**What you have to do**
Set out every line bearing the string "Output".

**Dataset extract**
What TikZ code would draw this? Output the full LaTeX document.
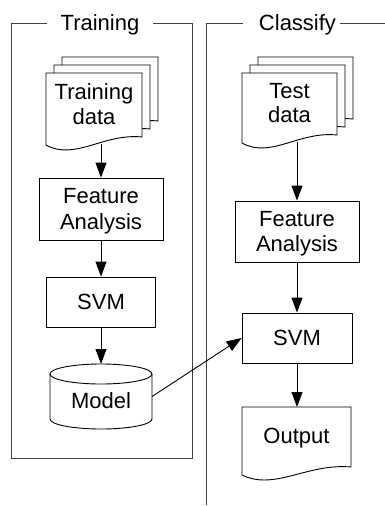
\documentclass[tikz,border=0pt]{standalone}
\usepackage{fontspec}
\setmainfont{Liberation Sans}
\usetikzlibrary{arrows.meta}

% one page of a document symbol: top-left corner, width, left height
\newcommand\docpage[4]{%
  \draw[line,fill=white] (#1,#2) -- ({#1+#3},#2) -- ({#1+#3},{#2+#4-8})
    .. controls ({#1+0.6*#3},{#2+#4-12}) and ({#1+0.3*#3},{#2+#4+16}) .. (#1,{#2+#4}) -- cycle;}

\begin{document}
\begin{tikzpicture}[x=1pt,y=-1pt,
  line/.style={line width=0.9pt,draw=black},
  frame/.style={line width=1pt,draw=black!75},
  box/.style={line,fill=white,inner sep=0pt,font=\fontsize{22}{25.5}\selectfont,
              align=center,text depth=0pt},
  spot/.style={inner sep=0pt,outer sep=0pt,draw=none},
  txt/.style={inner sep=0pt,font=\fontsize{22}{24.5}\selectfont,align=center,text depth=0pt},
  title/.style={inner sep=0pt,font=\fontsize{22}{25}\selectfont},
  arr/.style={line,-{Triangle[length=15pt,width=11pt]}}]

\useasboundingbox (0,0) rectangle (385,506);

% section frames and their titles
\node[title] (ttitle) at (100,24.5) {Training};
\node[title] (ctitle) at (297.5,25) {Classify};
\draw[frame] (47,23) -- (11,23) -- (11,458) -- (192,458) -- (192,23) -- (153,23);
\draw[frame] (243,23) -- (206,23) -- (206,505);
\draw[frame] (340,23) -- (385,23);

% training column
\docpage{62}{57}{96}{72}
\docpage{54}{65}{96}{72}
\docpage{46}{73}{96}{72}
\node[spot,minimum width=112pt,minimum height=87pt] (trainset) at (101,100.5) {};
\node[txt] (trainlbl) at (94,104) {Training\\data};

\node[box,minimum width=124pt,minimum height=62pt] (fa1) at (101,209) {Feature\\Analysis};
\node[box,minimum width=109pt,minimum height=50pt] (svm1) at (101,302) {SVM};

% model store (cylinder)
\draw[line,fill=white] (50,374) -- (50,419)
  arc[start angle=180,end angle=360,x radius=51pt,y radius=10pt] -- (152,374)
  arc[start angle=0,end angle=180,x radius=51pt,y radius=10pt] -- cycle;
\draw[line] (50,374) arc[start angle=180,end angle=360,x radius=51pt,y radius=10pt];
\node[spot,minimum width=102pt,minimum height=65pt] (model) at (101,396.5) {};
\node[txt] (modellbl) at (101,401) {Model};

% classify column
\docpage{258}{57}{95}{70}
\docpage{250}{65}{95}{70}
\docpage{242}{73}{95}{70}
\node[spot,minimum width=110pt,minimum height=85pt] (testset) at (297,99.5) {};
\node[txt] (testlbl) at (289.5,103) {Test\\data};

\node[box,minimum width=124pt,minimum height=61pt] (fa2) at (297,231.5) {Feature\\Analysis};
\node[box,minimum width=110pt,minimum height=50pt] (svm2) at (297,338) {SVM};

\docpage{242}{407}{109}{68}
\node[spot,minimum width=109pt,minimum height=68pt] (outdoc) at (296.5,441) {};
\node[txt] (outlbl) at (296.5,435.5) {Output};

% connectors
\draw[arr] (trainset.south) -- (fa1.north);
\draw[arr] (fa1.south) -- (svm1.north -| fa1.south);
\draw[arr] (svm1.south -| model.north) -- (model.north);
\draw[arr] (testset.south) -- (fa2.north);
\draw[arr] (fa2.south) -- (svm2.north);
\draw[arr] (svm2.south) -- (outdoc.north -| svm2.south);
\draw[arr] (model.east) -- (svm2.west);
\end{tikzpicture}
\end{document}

**Finished answer**
What TikZ code would draw this? Output the full LaTeX document.
\node[txt] (outlbl) at (296.5,435.5) {Output};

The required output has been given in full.